The irony is that real-world battery degradation is far less severe than most people assume. Longitudinal data shows an average capacity loss of roughly 2% per year, with many vehicles retaining 85% to 90% of their original capacity by 100,000 miles. A car that started with 300 miles of range typically still delivers 255 to 270 miles at that mileage. Most manufacturer warranties guarantee the battery won’t fall below 70% capacity for eight years or 100,000 miles, and actual performance tends to far exceed that floor.
But perception matters more than data in the used-car market. Many buyers don’t know these numbers, and the ones who do still worry about being the unlucky exception. Battery health reporting tools exist, and experts recommend checking pack health before buying used. Still, the uncertainty alone is enough to push prices down, even when the battery is perfectly fine.
A Flood of Lease Returns Is Coming
EV leasing exploded between 2022 and 2025, largely because federal and state incentives made lease payments artificially low. Lease penetration for EVs climbed from about 15% in 2022 to 67% by March 2025. During that window, nearly 1 million EV leases were written, accounting for close to half of all franchise EV sales.
Those leases are now coming due. About 123,000 EVs are projected to return from lease in 2025, and that number jumps to over 300,000 units in 2026, an increase of more than 200%. When hundreds of thousands of low-mileage, well-maintained used EVs hit dealer lots simultaneously, supply overwhelms demand and prices drop. Dealerships are already bracing for the inventory surge, and the effect on resale values will compound the depreciation pressures that already exist.

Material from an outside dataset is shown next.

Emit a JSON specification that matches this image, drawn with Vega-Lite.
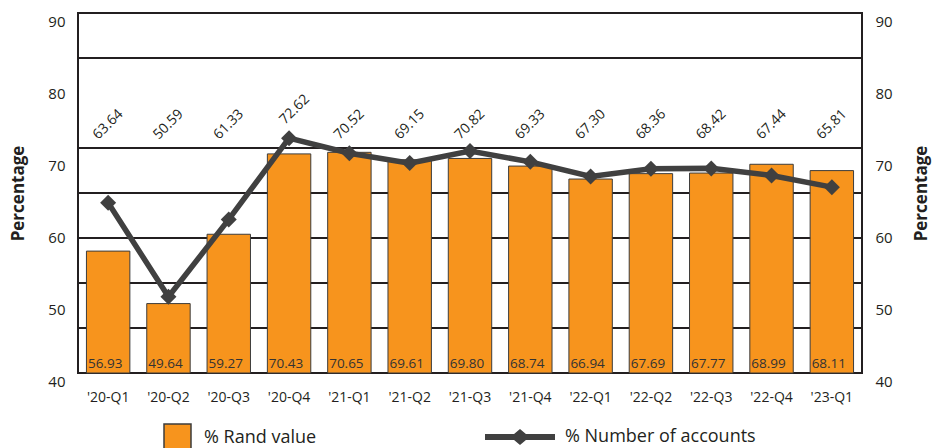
{
  "$schema": "https://vega.github.io/schema/vega-lite/v6.json",
  "width": 784,
  "height": 360,
  "autosize": {"type": "none"},
  "padding": {"left": 78, "top": 13, "right": 79, "bottom": 75},
  "background": "white",
  "config": {
    "font": "Open Sans",
    "view": {"stroke": "#231f20", "strokeWidth": 2},
    "axis": {"domain": false, "ticks": false, "grid": false, "labelColor": "#231f20", "titleColor": "#231f20"}
  },
  "datasets": {
    "quarters": [
      {"quarter": "'20-Q1", "rand": 56.93, "accounts": 63.64},
      {"quarter": "'20-Q2", "rand": 49.64, "accounts": 50.59},
      {"quarter": "'20-Q3", "rand": 59.27, "accounts": 61.33},
      {"quarter": "'20-Q4", "rand": 70.43, "accounts": 72.62},
      {"quarter": "'21-Q1", "rand": 70.65, "accounts": 70.52},
      {"quarter": "'21-Q2", "rand": 69.61, "accounts": 69.15},
      {"quarter": "'21-Q3", "rand": 69.80, "accounts": 70.82},
      {"quarter": "'21-Q4", "rand": 68.74, "accounts": 69.33},
      {"quarter": "'22-Q1", "rand": 66.94, "accounts": 67.30},
      {"quarter": "'22-Q2", "rand": 67.69, "accounts": 68.36},
      {"quarter": "'22-Q3", "rand": 67.77, "accounts": 68.42},
      {"quarter": "'22-Q4", "rand": 68.99, "accounts": 67.44},
      {"quarter": "'23-Q1", "rand": 68.11, "accounts": 65.81}
    ],
    "gridlines": [
      {"level": 46.25},
      {"level": 52.5},
      {"level": 58.75},
      {"level": 65},
      {"level": 71.25},
      {"level": 83.75}
    ]
  },
  "resolve": {"scale": {"y": "independent"}, "axis": {"y": "independent"}},
  "layer": [
    {
      "data": {"name": "gridlines"},
      "mark": {"type": "rule", "stroke": "#231f20", "strokeWidth": 2},
      "encoding": {
        "y": {"field": "level", "type": "quantitative", "scale": {"domain": [40, 90]}, "axis": null}
      }
    },
    {
      "data": {"name": "quarters"},
      "mark": {"type": "bar", "stroke": "#3c3c3c", "strokeWidth": 1},
      "encoding": {
        "x": {
          "field": "quarter", "type": "nominal", "sort": null,
          "scale": {"paddingInner": 0.28, "paddingOuter": 0.14},
          "axis": {"title": null, "labelAngle": 0, "labelFontSize": 14, "labelPadding": 17}
        },
        "y": {
          "field": "rand", "type": "quantitative",
          "scale": {"domain": [40, 90], "zero": false, "nice": false},
          "axis": {"orient": "left", "values": [40, 50, 60, 70, 80, 90], "title": "Percentage",
                   "titleFontSize": 17, "titleFontWeight": "bold", "titlePadding": 20,
                   "labelFontSize": 15, "labelPadding": 13, "labelOffset": 8}
        },
        "y2": {"datum": 40},
        "fill": {
          "datum": "% Rand value", "type": "nominal",
          "scale": {"range": ["#F7941D"]},
          "legend": {"orient": "none", "legendX": 85, "legendY": 410, "title": null,
                     "symbolType": "square", "symbolSize": 729, "labelLimit": 300,
                     "labelFontSize": 18, "labelColor": "#231f20", "labelOffset": 12,
                     "encode": {"symbols": {"update": {"fill": {"value": "#F7941D"}, "stroke": {"value": "#3c3c3c"}, "strokeWidth": {"value": 1}, "opacity": {"value": 1}}}}}
        }
      }
    },
    {
      "data": {"name": "quarters"},
      "mark": {"type": "text", "baseline": "alphabetic", "dy": -5, "dx": -3, "fontSize": 13.5, "color": "#333333"},
      "encoding": {
        "x": {"field": "quarter", "type": "nominal", "sort": null},
        "y": {"datum": 40, "type": "quantitative", "scale": {"domain": [40, 90], "zero": false, "nice": false}, "axis": null},
        "text": {"field": "rand", "type": "quantitative", "format": ".2f"}
      }
    },
    {
      "data": {"name": "quarters"},
      "mark": {"type": "line", "strokeWidth": 5.5,
               "point": {"shape": "diamond", "size": 256, "filled": true, "fill": "#404040", "strokeWidth": 0}},
      "encoding": {
        "x": {"field": "quarter", "type": "nominal", "sort": null},
        "y": {
          "field": "accounts", "type": "quantitative",
          "scale": {"domain": [40, 90], "zero": false, "nice": false},
          "axis": {"orient": "right", "values": [40, 50, 60, 70, 80, 90], "title": "Percentage",
                   "titleFontSize": 17, "titleFontWeight": "bold", "titlePadding": 38, "titleAngle": 270,
                   "labelFontSize": 15, "labelPadding": 13, "labelOffset": 8}
        },
        "stroke": {
          "datum": "% Number of accounts", "type": "nominal",
          "scale": {"range": ["#404040"]},
          "legend": {"orient": "none", "legendX": 407, "legendY": 389, "title": null,
                     "symbolType": "M-1,-0.085H-0.17L0,-0.23L0.17,-0.085H1V0.085H0.17L0,0.23L-0.17,0.085H-1Z",
                     "symbolSize": 4900, "labelFontSize": 18, "labelColor": "#231f20", "labelOffset": 10, "labelLimit": 300,
                     "encode": {"symbols": {"update": {"fill": {"value": "#404040"}, "stroke": {"value": "transparent"}, "strokeWidth": {"value": 0}}}}}
        }
      }
    },
    {
      "data": {"name": "quarters"},
      "transform": [{"filter": "datum.accounts < 72"}],
      "mark": {"type": "text", "angle": 315, "align": "center", "baseline": "middle", "fontSize": 14, "color": "#231f20"},
      "encoding": {
        "x": {"field": "quarter", "type": "nominal", "sort": null},
        "y": {"datum": 74.5, "type": "quantitative", "scale": {"domain": [40, 90], "zero": false, "nice": false}, "axis": null},
        "text": {"field": "accounts", "type": "quantitative", "format": ".2f"}
      }
    },
    {
      "data": {"name": "quarters"},
      "transform": [{"filter": "datum.accounts >= 72"}],
      "mark": {"type": "text", "angle": 315, "align": "center", "baseline": "middle", "fontSize": 14, "color": "#231f20", "dx": 8},
      "encoding": {
        "x": {"field": "quarter", "type": "nominal", "sort": null},
        "y": {"datum": 75.8, "type": "quantitative", "scale": {"domain": [40, 90], "zero": false, "nice": false}, "axis": null},
        "text": {"field": "accounts", "type": "quantitative", "format": ".2f"}
      }
    }
  ]
}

The Federal Tax Credit Complicates Things
The $7,500 federal tax credit available on many new EVs (often applied through leasing) creates an uneven playing field for used models. A buyer choosing between a new EV with a $7,500 effective discount and a used one without that benefit will often lean toward new. This siphons demand away from the used market, keeping resale values lower than they’d otherwise be. The credit essentially subsidizes new purchases at the expense of used ones, accelerating depreciation for anyone trying to sell.
Some EVs Hold Value Better Than Others
Not all electric vehicles depreciate at the same rate. Trucks and large SUVs like the Hummer EV and F-150 Lightning have held value better than sedans, partly because they face less direct competition in the electric truck segment. Vehicles with strong brand recognition and high demand, like the Tesla Model Y, also fare better than niche models from brands still building their EV reputations.
If minimizing depreciation matters to you, look for models with larger batteries (which age more gracefully since each charge cycle uses a smaller percentage of total capacity), strong manufacturer support, and broad charging network access. Vehicles in segments where EV alternatives are still scarce tend to retain more value simply because buyers have fewer options. And as battery replacement costs continue to fall, projected to reach $3,375 to $5,000 for common pack sizes by the end of the decade, one of the biggest drags on used EV pricing should gradually ease.